Shortly after Jake joined in and we all introduced ourselves. We kind of talked for a long while which was great as it meant that I wasn’t ejecting again. But then I kinda got bored and eventually after a good time, the girls left to go to another bar. Looking back now what I know we did wrong is that neither Jake nor I took the lead. I wasn’t really thinking about closing or escalating as I’d already got my number (I know, why wasn’t I getting more?) As Jake said afterwards, it was my set as I’d opened it, so I should have number closed the hot one – he didn’t as he believed (correctly) that it was my set. But I didn’t care. A missed opportunity as there was no reason not to get her number – I just wasn’t paying attention. Plus we need to improve our winging skills.

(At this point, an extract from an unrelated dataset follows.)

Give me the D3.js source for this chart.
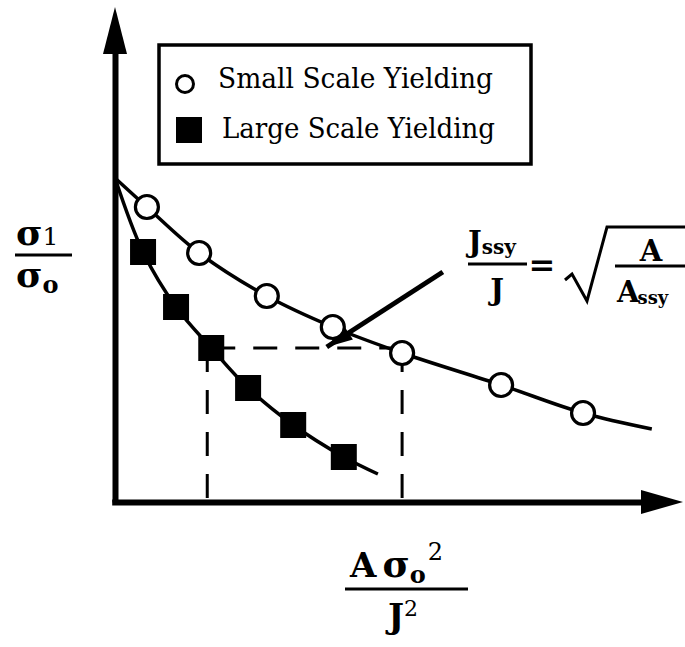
<!DOCTYPE html>
<html>
<head>
<meta charset="utf-8">
<script src="https://cdn.jsdelivr.net/npm/d3@7/dist/d3.min.js"></script>
<style>
  html, body { margin: 0; padding: 0; background: #fff; }
  svg { display: block; }
</style>
</head>
<body>
<svg id="chart" width="685" height="647" font-family="'DejaVu Serif', serif"></svg>
<script>
// ---- data (arbitrary normalized units, 0..100 on both axes) ----
const seriesNames = ["Small Scale Yielding", "Large Scale Yielding"];
const ssyX = [5.8, 15.3, 27.6, 39.6, 52.2, 70.2, 85.1];
const ssyY = [59.0, 49.8, 41.2, 35.0, 29.8, 23.4, 17.8];
const ssyCurveX = [0, 5.8, 15.3, 27.6, 39.6, 52.2, 70.2, 85.1, 97.6];
const ssyCurveY = [64.8, 59.0, 49.8, 41.2, 35.0, 29.8, 23.4, 17.8, 14.6];
const lsyX = [5.1, 11.1, 17.5, 24.2, 32.4, 41.6];
const lsyY = [50.0, 39.0, 30.8, 22.8, 15.4, 9.0];
const lsyCurveX = [0, 5.1, 11.1, 17.5, 24.2, 32.4, 41.6, 47.8];
const lsyCurveY = [64.8, 50.0, 39.0, 30.8, 22.8, 15.4, 9.0, 5.6];
// dashed construction: LSY point at same stress -> SSY point
const constructX = [17.5, 52.2];
const constructY = 30.8;
// pointer line (from label to intersection)
const pointerX = [59.6, 38.5];
const pointerY = [46.0, 31.0];
// axis extents (arrowheads continue beyond)
const xAxisExtent = [-0.6, 96];
const yAxisExtent = [0, 90];

const svg = d3.select("#chart");
const x = d3.scaleLinear().domain([0, 100]).range([115, 665]);
const y = d3.scaleLinear().domain([0, 100]).range([502, 2]);

// ---- axes ----
const xAxisScale = d3.scaleLinear().domain(xAxisExtent).range(xAxisExtent.map(x));
const yAxisScale = d3.scaleLinear().domain(yAxisExtent).range(yAxisExtent.map(y));
svg.append("g").attr("transform", `translate(0,${y(0)})`)
  .call(d3.axisBottom(xAxisScale).tickValues([]).tickSizeOuter(0));
svg.append("g").attr("transform", `translate(${x(0)},0)`)
  .call(d3.axisLeft(yAxisScale).tickValues([]).tickSizeOuter(0));
svg.selectAll(".domain").attr("stroke", "#000").attr("stroke-width", 6);

// arrowheads
const xe = x(xAxisExtent[1]), ye = y(yAxisExtent[1]);
svg.append("path").attr("d", `M${xe-2},${y(0)-12} L${xe+40},${y(0)} L${xe-2},${y(0)+12} Z`).attr("fill", "#000");
svg.append("path").attr("d", `M${x(0)-12},${ye+2} L${x(0)},${ye-45} L${x(0)+12},${ye+2} Z`).attr("fill", "#000");

// ---- dashed construction lines ----
const dash = svg.append("g").attr("stroke", "#000").attr("stroke-width", 3).attr("stroke-dasharray", "24,18").attr("fill", "none");
dash.append("line").attr("x1", x(constructX[0])).attr("x2", x(constructX[1])).attr("y1", y(constructY)).attr("y2", y(constructY));
dash.append("line").attr("x1", x(constructX[0]) - 4).attr("x2", x(constructX[0]) - 4).attr("y1", y(constructY)).attr("y2", y(0));
dash.append("line").attr("x1", x(constructX[1])).attr("x2", x(constructX[1])).attr("y1", y(constructY)).attr("y2", y(0));

// ---- curves ----
const line = d3.line().x(d => x(d[0])).y(d => y(d[1])).curve(d3.curveCatmullRom.alpha(0.5));
svg.append("path").datum(ssyCurveX.map((v, i) => [v, ssyCurveY[i]]))
  .attr("d", line).attr("fill", "none").attr("stroke", "#000").attr("stroke-width", 3.5);
svg.append("path").datum(lsyCurveX.map((v, i) => [v, lsyCurveY[i]]))
  .attr("d", line).attr("fill", "none").attr("stroke", "#000").attr("stroke-width", 3.5);

// ---- pointer ----
const px0 = x(pointerX[0]), py0 = y(pointerY[0]), px1 = x(pointerX[1]), py1 = y(pointerY[1]);
svg.append("line").attr("x1", px0).attr("y1", py0).attr("x2", px1).attr("y2", py1)
  .attr("stroke", "#000").attr("stroke-width", 5);
{
  const ang = Math.atan2(py1 - py0, px1 - px0);
  const L = 26, W = 8;
  const bx = px1 - L * Math.cos(ang), by = py1 - L * Math.sin(ang);
  const nx = -Math.sin(ang) * W, ny = Math.cos(ang) * W;
  svg.append("path").attr("d", `M${px1},${py1} L${bx+nx},${by+ny} L${bx-nx},${by-ny} Z`).attr("fill", "#000");
}

// ---- markers ----
svg.selectAll("circle.ssy").data(ssyX.map((v, i) => [v, ssyY[i]])).join("circle")
  .attr("class", "ssy").attr("cx", d => x(d[0])).attr("cy", d => y(d[1])).attr("r", 11.5)
  .attr("fill", "#fff").attr("stroke", "#000").attr("stroke-width", 3.2);
const sq = 26;
svg.selectAll("rect.lsy").data(lsyX.map((v, i) => [v, lsyY[i]])).join("rect")
  .attr("class", "lsy").attr("x", d => x(d[0]) - sq / 2).attr("y", d => y(d[1]) - sq / 2)
  .attr("width", sq).attr("height", sq).attr("fill", "#000");

// ---- legend ----
const lg = svg.append("g");
lg.append("rect").attr("x", 159).attr("y", 45).attr("width", 372).attr("height", 119)
  .attr("fill", "#fff").attr("stroke", "#000").attr("stroke-width", 3.5);
lg.append("circle").attr("cx", 185).attr("cy", 84).attr("r", 8.5).attr("fill", "#fff").attr("stroke", "#000").attr("stroke-width", 3);
lg.append("rect").attr("x", 176).attr("y", 117).attr("width", 26).attr("height", 26).attr("fill", "#000");
lg.append("text").attr("x", 218).attr("y", 88).attr("font-size", 28).attr("textLength", 275).attr("lengthAdjust", "spacingAndGlyphs").text(seriesNames[0]);
lg.append("text").attr("x", 222).attr("y", 138).attr("font-size", 28).attr("textLength", 273).attr("lengthAdjust", "spacingAndGlyphs").text(seriesNames[1]);

// ---- y label: sigma1 / sigma_o ----
const yl = svg.append("g").attr("font-weight", "bold");
const yn = yl.append("text").attr("x", 16).attr("y", 245).attr("font-size", 36);
yn.append("tspan").text("σ");
yn.append("tspan").attr("font-size", 25).attr("font-weight", "normal").text("1");
yl.append("line").attr("x1", 15).attr("x2", 72).attr("y1", 255).attr("y2", 255).attr("stroke", "#000").attr("stroke-width", 3);
const yd = yl.append("text").attr("x", 16).attr("y", 287).attr("font-size", 36);
yd.append("tspan").text("σ");
yd.append("tspan").attr("font-size", 24).attr("dy", 6).text("o");

// ---- x label: A sigma_o^2 / J^2 ----
const xl = svg.append("g").attr("font-weight", "bold");
const xn = xl.append("text").attr("x", 350).attr("y", 577).attr("font-size", 34);
xn.append("tspan").text("A");
xn.append("tspan").attr("dx", 6).attr("font-size", 37).text("σ");
xn.append("tspan").attr("font-size", 24).attr("dy", 6).text("o");
xn.append("tspan").attr("font-size", 24).attr("font-weight", "normal").attr("dx", 2).attr("dy", -23).text("2");
xl.append("line").attr("x1", 345).attr("x2", 468).attr("y1", 589).attr("y2", 589).attr("stroke", "#000").attr("stroke-width", 3);
const xd = xl.append("text").attr("x", 388).attr("y", 628).attr("font-size", 34);
xd.append("tspan").text("J");
xd.append("tspan").attr("font-size", 22).attr("font-weight", "normal").attr("dy", -12).text("2");

// ---- equation: J_ssy / J = sqrt(A / A_ssy) ----
const eq = svg.append("g").attr("font-weight", "bold");
const en = eq.append("text").attr("x", 468).attr("y", 252).attr("font-size", 29);
en.append("tspan").text("J");
en.append("tspan").attr("font-size", 20).attr("dy", 2).text("ssy");
eq.append("line").attr("x1", 468).attr("x2", 527).attr("y1", 264).attr("y2", 264).attr("stroke", "#000").attr("stroke-width", 3);
eq.append("text").attr("x", 497).attr("y", 300).attr("text-anchor", "middle").attr("font-size", 29).text("J");
eq.append("text").attr("x", 542).attr("y", 276).attr("text-anchor", "middle").attr("font-size", 32).text("=");
eq.append("path").attr("d", "M565,280 L572,274 L587,301 L607,227 L685,227")
  .attr("fill", "none").attr("stroke", "#000").attr("stroke-width", 3).attr("stroke-linejoin", "miter");
eq.append("text").attr("x", 651).attr("y", 261).attr("text-anchor", "middle").attr("font-size", 29).text("A");
eq.append("line").attr("x1", 615).attr("x2", 685).attr("y1", 266).attr("y2", 266).attr("stroke", "#000").attr("stroke-width", 3);
const ed = eq.append("text").attr("x", 617).attr("y", 302).attr("font-size", 29);
ed.append("tspan").text("A");
ed.append("tspan").attr("font-size", 18).attr("dy", 2).attr("dx", -2).text("ssy");
</script>
</body>
</html>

I don’t think I had any memorable interactions after that, and just before midnight I decided to take the tube home as I was feeling tired. Plus after my dry January whenever I drink beer I notice my clarity of thought diminishing. I prefer to sarge without alcohol.

Thoughts

Well this is the night that it all came together. I know one telephone number isn’t all that, and this all seems like a lot of hyperbole in that respect. And I always find it funny when people say “that was a SOLID NUMBER CLOSE!!!” when the only definition of a solid number close is if the girl responds to your text after the event – you can never tell at the time. But at least I took the number, and that’s a step forward. And it happened so easily, in a way. It was a learnt or a structured close, not a random, lucky one. I was reaping what I had sown. I had faith in the process.

First number close since New Year’s. Back of the net.